Change management in plant environments requires practical training tied to daily tasks. Buyers need to understand approval logic and supplier communication workflows. Warehouse teams need mobile transaction discipline. Supervisors need confidence that production reporting reflects actual floor conditions. Finance needs reliable costing and inventory valuation controls. Adoption improves when each group sees how the workflow reduces rework rather than simply adding system steps.

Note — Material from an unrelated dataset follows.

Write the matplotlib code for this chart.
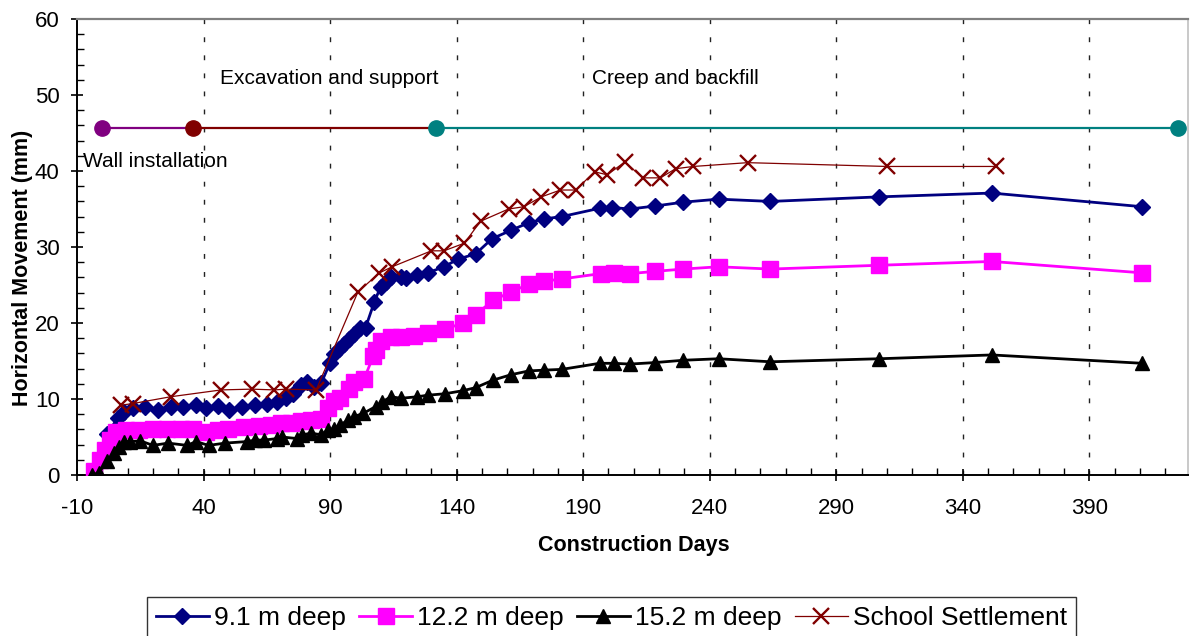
import numpy as np
import matplotlib
matplotlib.use("Agg")
import matplotlib.pyplot as plt
from matplotlib.ticker import MultipleLocator

plt.rcParams['font.family'] = ['Liberation Sans', 'DejaVu Sans']
plt.rcParams['axes.unicode_minus'] = False

# 9.1 m deep inclinometer
days_91 = [-3, -1, 2, 6, 8.5, 12, 17, 22, 27, 32, 37, 41, 45.5, 50, 55, 60.5, 65, 69,
           72.5, 75.5, 78.5, 81, 83.5, 86.5, 90, 91.5, 93.5, 95.5, 97.5, 99.5, 102, 104,
           107.5, 110, 112, 114, 118, 120, 124.5, 128.5, 135, 140.5, 147.5, 154, 161.5,
           168.5, 174.5, 181.5, 196.5, 201.5, 208.5, 218.5, 229.5, 243.5, 264, 307,
           351.5, 411]
mov_91 = [0, 2.0, 5.4, 7.5, 8.3, 8.8, 9.0, 8.6, 9.0, 9.0, 9.2, 8.8, 9.1, 8.6, 9.0, 9.2,
          9.4, 9.6, 10.1, 10.7, 11.8, 12.3, 11.6, 12.1, 14.8, 15.9, 16.6, 17.2, 17.9,
          18.6, 19.3, 19.4, 22.8, 24.8, 25.4, 26.1, 26.1, 25.9, 26.3, 26.6, 27.4, 28.4,
          29.1, 31.1, 32.2, 33.2, 33.7, 34.0, 35.1, 35.2, 35.0, 35.4, 35.9, 36.3, 36.0,
          36.6, 37.1, 35.3]

# 12.2 m deep
days_122 = [-3.5, -1, 1, 3, 5.5, 9.5, 14.5, 20, 25.5, 31, 36, 41, 45.5, 49.5, 56, 62,
            66.5, 70.5, 74.5, 78.5, 82.5, 86.5, 89, 91.5, 94, 97.5, 99.5, 103.5, 107,
            108, 110, 114, 118, 123, 128.5, 135.5, 142.5, 147.5, 154.5, 161.5, 168.5,
            174.5, 181.5, 197, 202, 208.5, 218.5, 229.5, 243.5, 264, 307, 351.5, 411]
mov_122 = [0.5, 2.0, 3.3, 4.6, 5.7, 5.9, 5.9, 6.1, 6.1, 6.1, 6.0, 5.6, 5.9, 6.1, 6.3,
           6.4, 6.6, 6.8, 6.9, 7.1, 7.3, 7.4, 8.8, 9.7, 10.2, 11.3, 12.3, 12.7, 15.6,
           16.4, 17.6, 18.2, 18.1, 18.3, 18.7, 19.2, 20.0, 21.1, 23.0, 24.1, 25.1, 25.5,
           25.8, 26.5, 26.6, 26.5, 26.8, 27.1, 27.4, 27.1, 27.6, 28.1, 26.6]

# 15.2 m deep
days_152 = [-4, -1.5, 2, 4.5, 6.5, 8.5, 11, 15, 20, 26, 33.5, 37, 42, 48.5, 57, 60.5,
            64, 69, 71, 77, 79, 82.5, 86.5, 89, 91.5, 94, 97, 99.5, 103, 108, 110.5,
            114, 118, 124.5, 128.5, 135.5, 142.5, 147.5, 154.5, 161.5, 168.5, 174.5,
            181.5, 196.5, 202, 208.5, 218.5, 229.5, 243.5, 264, 307, 351.5, 411]
mov_152 = [0, 0.3, 1.8, 2.9, 3.7, 4.4, 4.4, 4.5, 3.9, 4.2, 3.9, 4.4, 3.9, 4.2, 4.4, 4.6,
           4.6, 4.8, 5.0, 4.8, 5.3, 5.5, 5.3, 5.9, 6.1, 6.6, 7.2, 7.7, 8.1, 9.0, 9.6,
           10.3, 10.1, 10.3, 10.5, 10.7, 11.1, 11.5, 12.5, 13.2, 13.7, 13.8, 13.9, 14.7,
           14.7, 14.6, 14.8, 15.1, 15.3, 14.9, 15.3, 15.8, 14.7]

# school settlement
days_school = [7.5, 12, 27, 47, 59, 68, 72.5, 84.5, 101, 109.5, 114.5, 130, 135, 143,
               149.5, 160.5, 166.5, 173.5, 181, 187, 194.5, 199.5, 206.5, 213.5, 220.5,
               226.5, 233.5, 255, 310, 353]
mov_school = [9.2, 9.4, 10.3, 11.2, 11.3, 11.2, 11.3, 11.2, 24.1, 26.6, 27.4, 29.5, 29.5,
              30.5, 33.4, 35.0, 35.3, 36.6, 37.5, 37.5, 39.9, 39.5, 41.2, 39.1, 39.1,
              40.3, 40.6, 41.1, 40.6, 40.6]

# construction phases
phase_days = [0, 36, 132, 425]
phase_level = 45.7
phase_colors = ['#800080', '#800000', '#008080']
phase_labels = ['Wall installation', 'Excavation and support', 'Creep and backfill']
label_pos = [(-7.5, 41.2), (46.5, 52.2), (193.5, 52.2)]

fig = plt.figure(figsize=(11.91, 6.36), dpi=100)
ax = fig.add_axes([0.0647, 0.2531, 0.9328, 0.717])

# vertical dashed grid
for gx in range(40, 430, 50):
    ax.axvline(gx, color='#222222', lw=1.0, ls=(0, (3.5, 9.5)), zorder=0)

# phase line
for i in range(3):
    ax.plot(phase_days[i:i + 2], [phase_level] * 2, color=phase_colors[i], lw=1.6, zorder=2)
    ax.plot(phase_days[i], phase_level, 'o', color=phase_colors[i], ms=11, zorder=3)
ax.plot(phase_days[3], phase_level, 'o', color=phase_colors[2], ms=11, zorder=3)
for lab, (lx, ly) in zip(phase_labels, label_pos):
    ax.text(lx, ly, lab, fontsize=15, va='center', ha='left')

ax.plot(days_91, mov_91, '-D', color='#000080', lw=2.0, ms=8.5, label='9.1 m deep', zorder=4)
ax.plot(days_122, mov_122, '-s', color='#FF00FF', lw=2.0, ms=11, label='12.2 m deep', zorder=4)
ax.plot(days_152, mov_152, '-^', color='black', lw=2.0, ms=10.5, label='15.2 m deep', zorder=4)
ax.plot(days_school, mov_school, '-x', color='#800000', lw=0.9, ms=12, mew=1.7,
        label='School Settlement', zorder=5)

ax.set_xlim(-10, 429)
ax.set_ylim(0, 60)
ax.xaxis.set_minor_locator(MultipleLocator(10))
ax.yaxis.set_major_locator(MultipleLocator(10))
ax.yaxis.set_minor_locator(MultipleLocator(2))
ax.set_xticks(np.arange(-10, 400, 50))
ax.tick_params(which='major', direction='inout', length=9, width=1.2, labelsize=16)
ax.tick_params(which='minor', direction='in', length=5, width=1.0)
ax.tick_params(axis='x', which='major', pad=12)
ax.tick_params(axis='y', which='major', pad=8)

ax.spines['left'].set_linewidth(1.4)
ax.spines['bottom'].set_linewidth(1.4)
ax.spines['top'].set_color('#808080')
ax.spines['top'].set_linewidth(1.6)
ax.spines['right'].set_color('#c0c0c0')
ax.spines['right'].set_linewidth(1.2)

ax.set_xlabel('Construction Days', fontsize=15.5, fontweight='bold', va='center')
ax.xaxis.set_label_coords(0.5014, -0.1535)
ax.set_ylabel('Horizontal Movement (mm)', fontsize=15.5, fontweight='bold', va='center')
ax.yaxis.set_label_coords(-0.0495, 0.455)

leg = fig.legend(loc='upper center', bbox_to_anchor=(0.5134, 0.0613), ncol=4,
                 fontsize=19, frameon=True, fancybox=False, edgecolor='black',
                 handlelength=2.0, handletextpad=0.2, columnspacing=0.5,
                 borderpad=0.35, borderaxespad=0)
leg.get_frame().set_linewidth(1.0)

fig.savefig('out.png', dpi=100)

Executive priorities for a successful automotive ERP program
- Start with process mapping for procurement, inventory, production, and quality handoffs
- Clean and govern item, supplier, BOM, routing, and lead time data early
- Define standard KPIs and reporting structures across plants
- Limit customizations that recreate inconsistent legacy practices
- Use phased rollout plans with measurable operational milestones
- Align ERP, MES, quality, and supplier systems through a clear integration model
- Assign business owners, not only IT owners, for each core workflow
For automotive manufacturers, the value of ERP comes from operational control. Procurement automation should reduce manual intervention while improving supplier responsiveness. Inventory control should improve material accuracy and working capital decisions without increasing line risk. Manufacturing workflows should connect planning, execution, quality, and reporting in a way that plant teams can trust. When these foundations are in place, cloud capabilities, analytics, and targeted AI become more useful because they are built on reliable process data rather than fragmented transactions.